§ Aim: List all lines of the data containing the word "this".

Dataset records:
────
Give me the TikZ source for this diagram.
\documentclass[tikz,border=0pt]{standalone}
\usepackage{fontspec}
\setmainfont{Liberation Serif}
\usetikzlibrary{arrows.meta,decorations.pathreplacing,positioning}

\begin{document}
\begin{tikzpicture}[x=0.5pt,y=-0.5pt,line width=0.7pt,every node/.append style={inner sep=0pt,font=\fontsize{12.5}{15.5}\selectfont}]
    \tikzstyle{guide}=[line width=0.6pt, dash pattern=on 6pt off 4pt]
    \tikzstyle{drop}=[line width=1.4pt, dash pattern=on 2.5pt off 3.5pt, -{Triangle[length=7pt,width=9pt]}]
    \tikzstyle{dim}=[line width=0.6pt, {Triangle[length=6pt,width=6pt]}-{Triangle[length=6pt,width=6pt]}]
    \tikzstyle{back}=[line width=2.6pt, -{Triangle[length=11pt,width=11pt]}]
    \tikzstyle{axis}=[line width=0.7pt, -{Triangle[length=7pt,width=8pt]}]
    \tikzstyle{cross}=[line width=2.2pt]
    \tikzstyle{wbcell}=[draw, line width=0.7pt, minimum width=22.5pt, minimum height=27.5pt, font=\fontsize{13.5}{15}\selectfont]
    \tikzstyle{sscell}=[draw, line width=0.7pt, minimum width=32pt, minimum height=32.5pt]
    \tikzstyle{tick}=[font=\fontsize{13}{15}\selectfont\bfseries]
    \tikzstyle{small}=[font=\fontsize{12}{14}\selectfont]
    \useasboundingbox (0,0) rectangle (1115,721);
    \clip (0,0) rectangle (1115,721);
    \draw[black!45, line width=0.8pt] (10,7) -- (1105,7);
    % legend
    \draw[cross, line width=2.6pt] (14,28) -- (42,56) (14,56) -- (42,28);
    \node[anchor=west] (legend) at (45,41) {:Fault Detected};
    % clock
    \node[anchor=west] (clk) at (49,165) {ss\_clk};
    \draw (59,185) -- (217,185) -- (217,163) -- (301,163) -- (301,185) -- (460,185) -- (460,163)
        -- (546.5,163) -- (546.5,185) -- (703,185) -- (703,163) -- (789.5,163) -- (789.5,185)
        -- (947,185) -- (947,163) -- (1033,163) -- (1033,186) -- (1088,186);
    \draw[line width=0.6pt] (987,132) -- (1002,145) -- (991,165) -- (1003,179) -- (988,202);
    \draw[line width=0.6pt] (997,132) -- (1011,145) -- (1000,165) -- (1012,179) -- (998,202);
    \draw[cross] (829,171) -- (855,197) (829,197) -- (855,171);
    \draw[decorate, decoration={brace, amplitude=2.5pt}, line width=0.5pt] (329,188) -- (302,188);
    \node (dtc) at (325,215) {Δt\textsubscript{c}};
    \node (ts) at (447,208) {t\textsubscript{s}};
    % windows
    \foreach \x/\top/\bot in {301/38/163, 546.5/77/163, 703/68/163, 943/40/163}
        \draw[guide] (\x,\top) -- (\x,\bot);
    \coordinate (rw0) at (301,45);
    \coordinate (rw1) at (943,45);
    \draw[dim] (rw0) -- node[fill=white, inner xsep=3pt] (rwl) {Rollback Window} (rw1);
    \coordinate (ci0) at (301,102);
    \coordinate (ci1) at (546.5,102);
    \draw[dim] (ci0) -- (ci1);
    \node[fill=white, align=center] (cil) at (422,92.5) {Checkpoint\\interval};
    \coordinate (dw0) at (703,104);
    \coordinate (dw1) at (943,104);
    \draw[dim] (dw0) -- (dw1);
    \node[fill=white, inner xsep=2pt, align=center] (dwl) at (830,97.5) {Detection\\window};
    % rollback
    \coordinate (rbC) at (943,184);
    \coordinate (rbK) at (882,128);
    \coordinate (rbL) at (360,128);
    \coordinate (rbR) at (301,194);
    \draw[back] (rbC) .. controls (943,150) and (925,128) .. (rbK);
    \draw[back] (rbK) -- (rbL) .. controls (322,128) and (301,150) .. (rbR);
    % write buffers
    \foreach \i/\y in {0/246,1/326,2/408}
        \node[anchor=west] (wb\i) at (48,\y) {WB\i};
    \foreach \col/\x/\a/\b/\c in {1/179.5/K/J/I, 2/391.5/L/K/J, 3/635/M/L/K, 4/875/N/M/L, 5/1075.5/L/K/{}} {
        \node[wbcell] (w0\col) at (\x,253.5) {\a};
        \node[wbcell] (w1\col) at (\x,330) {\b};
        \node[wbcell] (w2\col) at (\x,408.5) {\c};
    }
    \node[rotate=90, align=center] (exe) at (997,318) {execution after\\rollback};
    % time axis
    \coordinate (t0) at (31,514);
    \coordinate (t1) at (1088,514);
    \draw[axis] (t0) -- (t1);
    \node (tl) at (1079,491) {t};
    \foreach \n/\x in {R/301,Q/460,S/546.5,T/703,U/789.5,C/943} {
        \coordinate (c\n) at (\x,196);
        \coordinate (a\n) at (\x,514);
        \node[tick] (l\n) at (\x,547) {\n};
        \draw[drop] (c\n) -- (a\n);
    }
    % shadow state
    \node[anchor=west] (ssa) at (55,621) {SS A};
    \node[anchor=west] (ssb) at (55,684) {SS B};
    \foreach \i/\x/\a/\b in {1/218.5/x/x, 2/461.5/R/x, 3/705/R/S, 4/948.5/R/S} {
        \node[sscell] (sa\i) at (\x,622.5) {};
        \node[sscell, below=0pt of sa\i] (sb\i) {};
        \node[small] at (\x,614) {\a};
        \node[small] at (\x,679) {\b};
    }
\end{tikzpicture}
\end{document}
────
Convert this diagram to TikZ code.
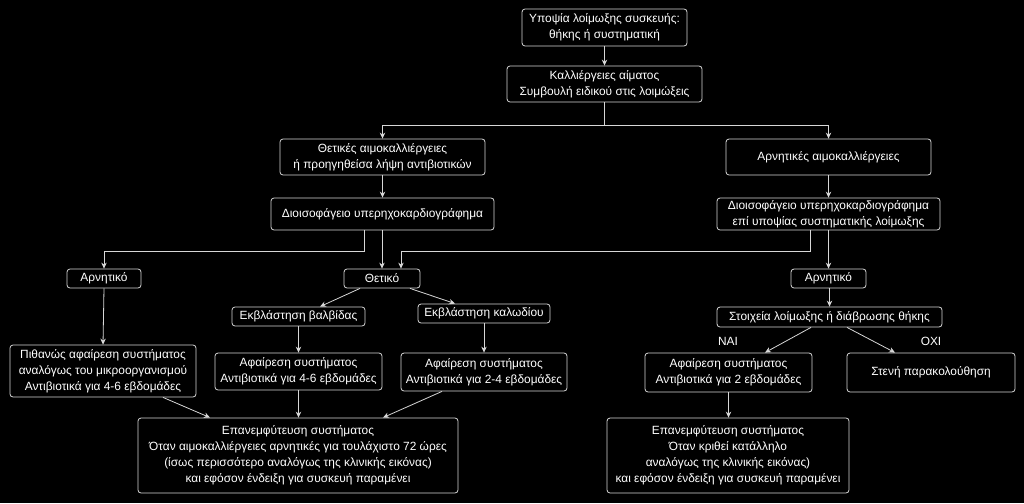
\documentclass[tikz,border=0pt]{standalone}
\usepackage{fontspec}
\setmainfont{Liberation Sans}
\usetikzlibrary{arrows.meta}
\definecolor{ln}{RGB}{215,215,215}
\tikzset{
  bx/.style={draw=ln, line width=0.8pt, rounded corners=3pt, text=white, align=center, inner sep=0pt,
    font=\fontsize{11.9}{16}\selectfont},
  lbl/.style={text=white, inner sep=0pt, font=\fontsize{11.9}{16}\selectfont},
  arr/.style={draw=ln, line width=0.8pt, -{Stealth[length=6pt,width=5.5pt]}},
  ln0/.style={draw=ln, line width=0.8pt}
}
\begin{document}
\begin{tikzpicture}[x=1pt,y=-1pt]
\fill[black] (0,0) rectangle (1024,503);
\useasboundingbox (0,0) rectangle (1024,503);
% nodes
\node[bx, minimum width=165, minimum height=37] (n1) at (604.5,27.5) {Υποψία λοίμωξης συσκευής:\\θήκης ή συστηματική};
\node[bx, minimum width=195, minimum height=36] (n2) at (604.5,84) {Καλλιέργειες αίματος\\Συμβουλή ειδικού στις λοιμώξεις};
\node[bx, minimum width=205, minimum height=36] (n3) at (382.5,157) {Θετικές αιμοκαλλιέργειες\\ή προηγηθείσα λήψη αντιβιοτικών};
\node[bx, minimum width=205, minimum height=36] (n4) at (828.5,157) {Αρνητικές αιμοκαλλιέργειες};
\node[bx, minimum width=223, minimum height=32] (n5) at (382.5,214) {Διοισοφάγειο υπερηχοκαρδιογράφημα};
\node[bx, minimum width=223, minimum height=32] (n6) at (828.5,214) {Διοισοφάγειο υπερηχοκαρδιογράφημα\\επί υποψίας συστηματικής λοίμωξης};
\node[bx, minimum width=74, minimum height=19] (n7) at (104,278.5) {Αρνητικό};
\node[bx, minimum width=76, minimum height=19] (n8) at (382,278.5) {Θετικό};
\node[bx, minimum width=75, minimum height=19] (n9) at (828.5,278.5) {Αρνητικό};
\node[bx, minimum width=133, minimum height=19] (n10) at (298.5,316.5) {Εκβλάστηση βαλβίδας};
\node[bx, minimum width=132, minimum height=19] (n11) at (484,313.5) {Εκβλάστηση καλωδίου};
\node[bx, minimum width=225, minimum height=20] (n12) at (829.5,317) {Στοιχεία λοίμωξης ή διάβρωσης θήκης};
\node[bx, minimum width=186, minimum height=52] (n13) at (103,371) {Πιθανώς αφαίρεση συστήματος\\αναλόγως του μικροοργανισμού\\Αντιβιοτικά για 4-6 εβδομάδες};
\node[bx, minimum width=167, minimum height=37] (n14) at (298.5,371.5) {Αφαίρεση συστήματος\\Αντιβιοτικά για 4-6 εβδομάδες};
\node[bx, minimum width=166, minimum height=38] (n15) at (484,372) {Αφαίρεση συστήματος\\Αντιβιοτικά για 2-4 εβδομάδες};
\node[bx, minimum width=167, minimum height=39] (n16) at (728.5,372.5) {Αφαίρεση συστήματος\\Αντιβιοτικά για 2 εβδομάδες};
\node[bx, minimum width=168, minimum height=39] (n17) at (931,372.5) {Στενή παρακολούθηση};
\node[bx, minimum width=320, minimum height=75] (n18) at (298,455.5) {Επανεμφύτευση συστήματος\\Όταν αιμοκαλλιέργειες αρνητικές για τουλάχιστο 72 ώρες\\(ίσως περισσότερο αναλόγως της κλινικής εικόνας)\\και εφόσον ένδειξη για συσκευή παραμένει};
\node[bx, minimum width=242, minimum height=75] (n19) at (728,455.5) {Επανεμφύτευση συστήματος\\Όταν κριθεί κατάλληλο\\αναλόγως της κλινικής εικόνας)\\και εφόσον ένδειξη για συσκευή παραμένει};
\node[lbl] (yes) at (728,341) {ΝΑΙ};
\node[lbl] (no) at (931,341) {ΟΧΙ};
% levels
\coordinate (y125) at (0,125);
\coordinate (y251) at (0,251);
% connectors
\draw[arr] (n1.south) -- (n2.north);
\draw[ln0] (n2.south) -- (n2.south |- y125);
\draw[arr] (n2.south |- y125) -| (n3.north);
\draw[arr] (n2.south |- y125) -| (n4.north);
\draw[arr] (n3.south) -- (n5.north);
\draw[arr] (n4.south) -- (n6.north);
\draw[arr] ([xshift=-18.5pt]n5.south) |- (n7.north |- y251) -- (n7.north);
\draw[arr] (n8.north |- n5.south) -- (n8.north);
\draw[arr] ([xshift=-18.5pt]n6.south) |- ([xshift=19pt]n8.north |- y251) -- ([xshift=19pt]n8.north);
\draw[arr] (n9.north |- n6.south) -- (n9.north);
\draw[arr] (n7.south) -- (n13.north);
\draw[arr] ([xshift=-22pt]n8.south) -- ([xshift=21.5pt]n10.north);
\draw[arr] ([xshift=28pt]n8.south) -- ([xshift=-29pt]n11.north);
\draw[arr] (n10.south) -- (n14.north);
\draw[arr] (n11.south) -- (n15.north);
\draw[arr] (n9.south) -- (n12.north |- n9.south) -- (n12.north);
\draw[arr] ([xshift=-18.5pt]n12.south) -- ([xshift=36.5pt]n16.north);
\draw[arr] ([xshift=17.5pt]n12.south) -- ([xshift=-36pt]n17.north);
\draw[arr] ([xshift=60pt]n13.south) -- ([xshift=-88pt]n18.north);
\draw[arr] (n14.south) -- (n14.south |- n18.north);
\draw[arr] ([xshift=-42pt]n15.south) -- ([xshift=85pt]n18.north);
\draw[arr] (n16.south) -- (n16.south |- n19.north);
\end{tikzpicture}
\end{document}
────
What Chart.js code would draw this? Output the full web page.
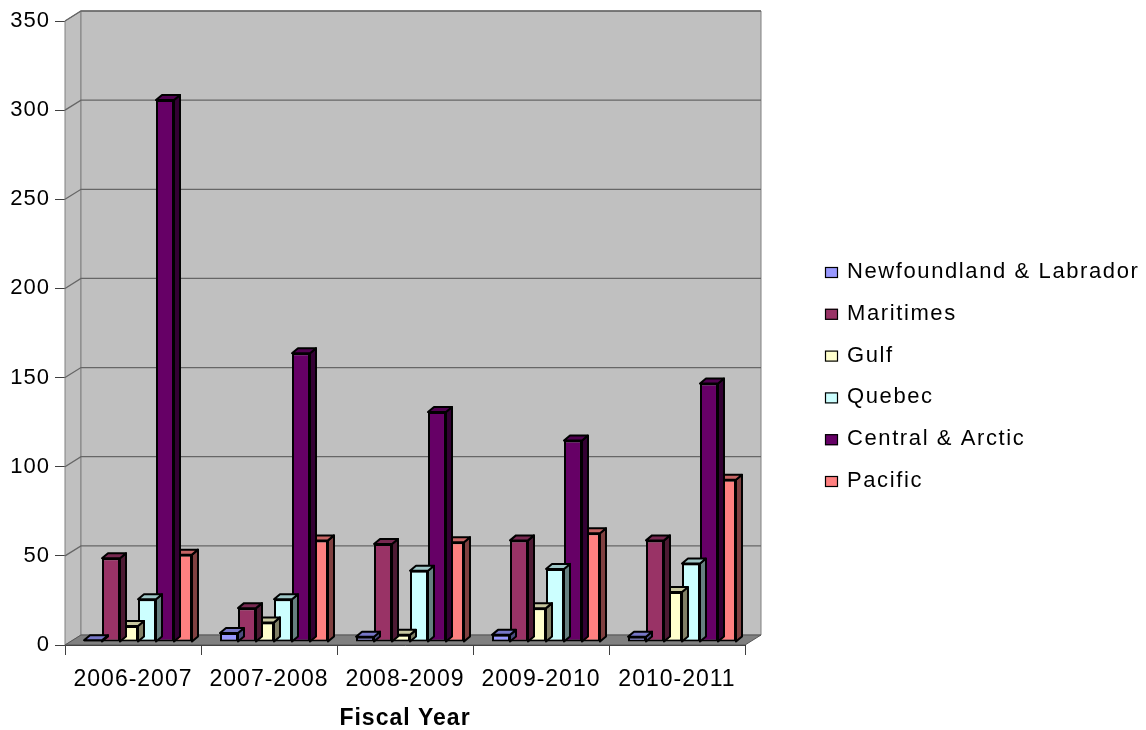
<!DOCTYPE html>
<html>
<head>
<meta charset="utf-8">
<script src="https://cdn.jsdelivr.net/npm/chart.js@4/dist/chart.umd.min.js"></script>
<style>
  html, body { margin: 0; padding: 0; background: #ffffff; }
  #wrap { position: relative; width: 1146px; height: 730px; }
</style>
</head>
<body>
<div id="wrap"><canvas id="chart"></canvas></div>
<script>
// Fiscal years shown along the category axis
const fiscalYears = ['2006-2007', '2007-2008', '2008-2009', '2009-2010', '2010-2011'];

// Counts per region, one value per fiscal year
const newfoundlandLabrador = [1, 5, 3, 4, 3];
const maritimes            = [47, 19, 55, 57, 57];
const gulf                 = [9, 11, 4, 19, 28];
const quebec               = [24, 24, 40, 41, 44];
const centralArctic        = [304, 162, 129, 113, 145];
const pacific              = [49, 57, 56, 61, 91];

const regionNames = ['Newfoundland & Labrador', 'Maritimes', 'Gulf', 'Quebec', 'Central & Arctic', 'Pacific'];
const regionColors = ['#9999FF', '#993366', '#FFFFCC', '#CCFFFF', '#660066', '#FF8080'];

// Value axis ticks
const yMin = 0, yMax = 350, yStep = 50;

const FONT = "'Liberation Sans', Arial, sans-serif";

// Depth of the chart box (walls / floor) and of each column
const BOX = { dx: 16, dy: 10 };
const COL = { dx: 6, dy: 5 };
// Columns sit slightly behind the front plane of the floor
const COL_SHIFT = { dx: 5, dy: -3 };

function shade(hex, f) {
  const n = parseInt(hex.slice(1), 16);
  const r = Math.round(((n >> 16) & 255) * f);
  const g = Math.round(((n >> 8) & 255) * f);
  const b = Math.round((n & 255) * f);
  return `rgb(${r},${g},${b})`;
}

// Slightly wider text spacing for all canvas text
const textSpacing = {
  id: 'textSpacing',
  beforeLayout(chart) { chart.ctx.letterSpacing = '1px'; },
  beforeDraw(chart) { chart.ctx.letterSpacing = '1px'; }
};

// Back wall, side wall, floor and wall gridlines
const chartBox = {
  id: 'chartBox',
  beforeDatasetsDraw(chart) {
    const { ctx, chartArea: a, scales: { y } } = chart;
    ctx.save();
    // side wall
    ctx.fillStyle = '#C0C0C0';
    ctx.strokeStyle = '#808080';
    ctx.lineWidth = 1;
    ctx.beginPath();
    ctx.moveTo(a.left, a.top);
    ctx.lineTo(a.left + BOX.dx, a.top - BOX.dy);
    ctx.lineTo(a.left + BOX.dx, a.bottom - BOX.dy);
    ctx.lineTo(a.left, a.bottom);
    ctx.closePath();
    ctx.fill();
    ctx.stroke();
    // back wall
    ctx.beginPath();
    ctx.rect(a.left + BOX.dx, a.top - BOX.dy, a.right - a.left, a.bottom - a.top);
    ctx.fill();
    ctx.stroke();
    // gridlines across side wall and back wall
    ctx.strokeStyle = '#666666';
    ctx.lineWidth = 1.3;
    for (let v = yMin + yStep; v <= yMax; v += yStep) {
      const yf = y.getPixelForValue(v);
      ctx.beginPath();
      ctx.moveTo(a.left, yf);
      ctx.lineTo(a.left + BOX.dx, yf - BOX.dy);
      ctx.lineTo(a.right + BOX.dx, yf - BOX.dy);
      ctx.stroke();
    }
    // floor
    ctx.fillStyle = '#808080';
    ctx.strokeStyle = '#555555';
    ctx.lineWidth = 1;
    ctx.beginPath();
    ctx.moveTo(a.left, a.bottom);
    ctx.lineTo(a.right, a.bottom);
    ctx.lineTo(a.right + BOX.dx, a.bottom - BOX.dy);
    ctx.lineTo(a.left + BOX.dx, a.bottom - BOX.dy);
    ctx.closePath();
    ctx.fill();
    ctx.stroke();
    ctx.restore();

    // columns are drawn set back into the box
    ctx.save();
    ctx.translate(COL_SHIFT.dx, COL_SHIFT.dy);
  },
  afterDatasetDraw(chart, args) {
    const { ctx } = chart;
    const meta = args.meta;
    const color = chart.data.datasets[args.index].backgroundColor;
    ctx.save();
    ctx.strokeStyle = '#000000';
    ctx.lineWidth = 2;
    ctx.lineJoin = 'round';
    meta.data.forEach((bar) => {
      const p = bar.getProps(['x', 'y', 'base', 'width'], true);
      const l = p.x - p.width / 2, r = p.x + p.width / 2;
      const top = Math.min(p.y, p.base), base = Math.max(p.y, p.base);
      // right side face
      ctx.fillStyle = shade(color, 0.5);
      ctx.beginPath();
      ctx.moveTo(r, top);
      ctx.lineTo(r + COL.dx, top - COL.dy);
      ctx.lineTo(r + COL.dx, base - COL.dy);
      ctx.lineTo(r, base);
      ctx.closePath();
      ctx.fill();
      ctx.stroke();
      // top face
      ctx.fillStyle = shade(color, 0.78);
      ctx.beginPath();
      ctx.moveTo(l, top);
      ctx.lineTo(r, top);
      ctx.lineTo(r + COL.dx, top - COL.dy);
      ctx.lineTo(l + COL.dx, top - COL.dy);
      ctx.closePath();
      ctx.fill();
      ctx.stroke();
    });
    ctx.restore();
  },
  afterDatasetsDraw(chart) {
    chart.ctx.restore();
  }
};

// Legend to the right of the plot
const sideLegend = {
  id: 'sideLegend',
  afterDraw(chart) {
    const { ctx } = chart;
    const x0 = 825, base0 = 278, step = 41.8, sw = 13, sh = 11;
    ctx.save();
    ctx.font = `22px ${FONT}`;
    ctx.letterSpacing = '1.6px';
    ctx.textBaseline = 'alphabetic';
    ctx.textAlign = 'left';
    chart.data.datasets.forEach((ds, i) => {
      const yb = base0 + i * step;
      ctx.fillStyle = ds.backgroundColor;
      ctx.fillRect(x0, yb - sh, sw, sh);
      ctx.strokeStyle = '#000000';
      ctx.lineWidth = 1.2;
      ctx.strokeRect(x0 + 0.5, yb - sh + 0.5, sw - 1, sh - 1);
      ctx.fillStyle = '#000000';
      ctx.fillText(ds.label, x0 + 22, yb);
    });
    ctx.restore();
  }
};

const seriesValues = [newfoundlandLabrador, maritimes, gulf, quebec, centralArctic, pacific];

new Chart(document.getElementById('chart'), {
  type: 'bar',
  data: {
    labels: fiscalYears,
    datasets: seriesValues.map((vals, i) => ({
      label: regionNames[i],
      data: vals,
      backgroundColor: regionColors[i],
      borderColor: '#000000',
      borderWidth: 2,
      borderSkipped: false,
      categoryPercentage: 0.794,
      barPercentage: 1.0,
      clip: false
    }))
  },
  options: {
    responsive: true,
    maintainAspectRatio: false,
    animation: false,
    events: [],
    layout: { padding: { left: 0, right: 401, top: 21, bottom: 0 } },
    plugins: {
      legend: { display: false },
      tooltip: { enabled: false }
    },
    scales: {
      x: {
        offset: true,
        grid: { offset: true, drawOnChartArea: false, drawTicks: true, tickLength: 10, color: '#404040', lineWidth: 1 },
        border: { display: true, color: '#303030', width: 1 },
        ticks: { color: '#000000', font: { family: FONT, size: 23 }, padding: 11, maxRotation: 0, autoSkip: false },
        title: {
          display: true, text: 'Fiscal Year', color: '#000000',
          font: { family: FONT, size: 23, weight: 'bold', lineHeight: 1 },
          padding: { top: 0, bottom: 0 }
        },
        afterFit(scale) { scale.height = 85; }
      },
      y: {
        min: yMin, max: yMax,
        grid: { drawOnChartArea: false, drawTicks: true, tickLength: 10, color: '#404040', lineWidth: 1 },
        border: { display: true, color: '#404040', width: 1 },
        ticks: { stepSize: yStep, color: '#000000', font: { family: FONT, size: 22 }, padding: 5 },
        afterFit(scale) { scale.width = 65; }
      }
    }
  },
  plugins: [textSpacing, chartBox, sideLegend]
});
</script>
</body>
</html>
────
§ Solution to the problem:
Give me the TikZ source for this diagram.
Convert this diagram to TikZ code.
What Chart.js code would draw this? Output the full web page.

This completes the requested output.